Simon pense qu’une approche collective pourrait offrir une véritable opportunité à ceux qui souhaitent se lancer dans l’agriculture, mais hésitent à franchir le pas seul. « Ce qui fait cruellement défaut aujourd’hui, c’est un réseau solide capable de rassembler les personnes partageant cette ambition, pour favoriser la création de collectifs. Certes, mettre en place une telle dynamique exige un investissement en termes de gestion des relations humaines et de communication, car il est essentiel de s’assurer que les objectifs de chacun soient alignés, afin que ces collectifs fonctionnent de manière harmonieuse et durable, mais il me semblerait intéressant d’essayer. »

Le poids de l’économie et du climat 

Au-delà des contraintes individuelles, l’agriculture en France fait face à des crises plus larges.
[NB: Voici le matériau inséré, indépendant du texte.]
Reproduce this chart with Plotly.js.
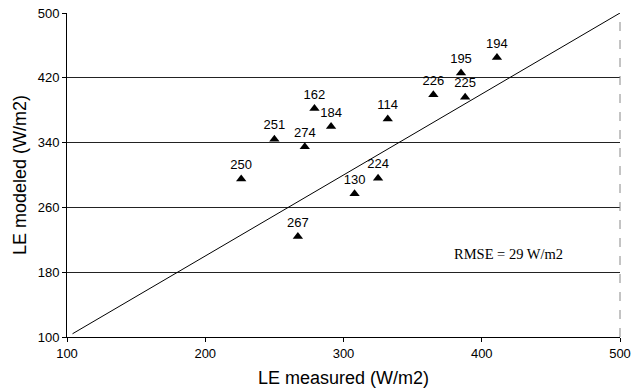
<!DOCTYPE html>
<html>
<head>
<meta charset="utf-8">
<script src="https://cdn.plot.ly/plotly-3.0.1.min.js"></script>
<style>
  html, body { margin: 0; padding: 0; background: #ffffff; }
  #chart { width: 631px; height: 392px; }
</style>
</head>
<body>
<div id="chart"></div>
<script>
// Data
const siteLabels = ["194", "195", "226", "225", "114", "162", "184", "251", "274", "250", "224", "130", "267"];
const leMeasured = [411, 385, 365, 388, 332, 279, 291, 250, 272, 226, 325, 308, 267];
const leModeled  = [445, 426, 399, 396, 369, 382, 360, 344, 335, 295, 296, 277, 224];
const oneToOneX = [104, 500];
const oneToOneY = [104, 500];
const xTicks = [100, 200, 300, 400, 500];
const yTicks = [100, 180, 260, 340, 420, 500];
const rmseText = "RMSE = 29 W/m2";

const points = {
  type: "scatter",
  mode: "markers+text",
  x: leMeasured,
  y: leModeled,
  text: siteLabels,
  textposition: "top center",
  textfont: { family: "Liberation Sans, Arial, sans-serif", size: 13, color: "#000" },
  marker: { symbol: "triangle-up", size: 9, color: "#000" },
  cliponaxis: false,
  hoverinfo: "skip",
  showlegend: false
};

const line = {
  type: "scatter",
  mode: "lines",
  x: oneToOneX,
  y: oneToOneY,
  line: { color: "#000", width: 1 },
  hoverinfo: "skip",
  showlegend: false
};

const layout = {
  width: 631,
  height: 392,
  margin: { l: 67, r: 11, t: 13, b: 55 },
  paper_bgcolor: "#fff",
  plot_bgcolor: "#fff",
  showlegend: false,
  font: { family: "Liberation Sans, Arial, sans-serif", color: "#000" },
  xaxis: {
    range: [100, 500],
    tickvals: xTicks,
    ticktext: xTicks.map(String),
    showgrid: false,
    zeroline: false,
    showline: true,
    linecolor: "#000",
    linewidth: 1,
    ticks: "outside",
    ticklen: 4,
    tickcolor: "#000",
    tickfont: { size: 13, color: "#000" },
    title: { text: "LE measured (W/m2)", font: { size: 18, color: "#000" }, standoff: 11 },
    automargin: false
  },
  yaxis: {
    range: [100, 500],
    tickvals: yTicks,
    ticktext: yTicks.map(String),
    showgrid: true,
    gridcolor: "#222",
    gridwidth: 1,
    zeroline: false,
    showline: true,
    linecolor: "#000",
    linewidth: 1,
    ticks: "outside",
    ticklen: 4,
    tickcolor: "#000",
    tickfont: { size: 13, color: "#000" },
    title: { text: "LE modeled (W/m2)", font: { size: 18, color: "#000" }, standoff: 6 },
    automargin: false
  },
  shapes: [
    { type: "line", xref: "paper", yref: "paper", x0: 1, x1: 1, y0: 0, y1: 1,
      line: { color: "#888", width: 1, dash: "dash" } }
  ],
  annotations: [
    { x: 419, y: 203, xref: "x", yref: "y", text: rmseText, showarrow: false,
      font: { family: "Liberation Serif, Times New Roman, serif", size: 14.5, color: "#000" } }
  ]
};

Plotly.newPlot("chart", [line, points], layout, { staticPlot: true, displayModeBar: false });
</script>
</body>
</html>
L’inflation, les aléas climatiques comme la sécheresse ou le gel, une réglementation excessive en France, et les crises sanitaires affectent lourdement la rentabilité des exploitations. Entre 2021 et 2023, dans le Gers par exemple, environ 50 % des exploitations étaient sereines d’un point de vue économique. Aujourd’hui, le nombre d’exploitations en bonne santé économique a chuté de 10 %, un recul largement dû à l’augmentation des coûts de production.

Pour les reconvertis qui résistent, la clé réside souvent dans la diversification des compétences. De nombreux agriculteurs choisissent d’acquérir des qualifications parallèles, comme celle de chauffeur poids lourd, afin d’assurer un revenu complémentaire en cas de coup dur. Cette polyvalence est devenue cruciale pour la survie économique des petites exploitations.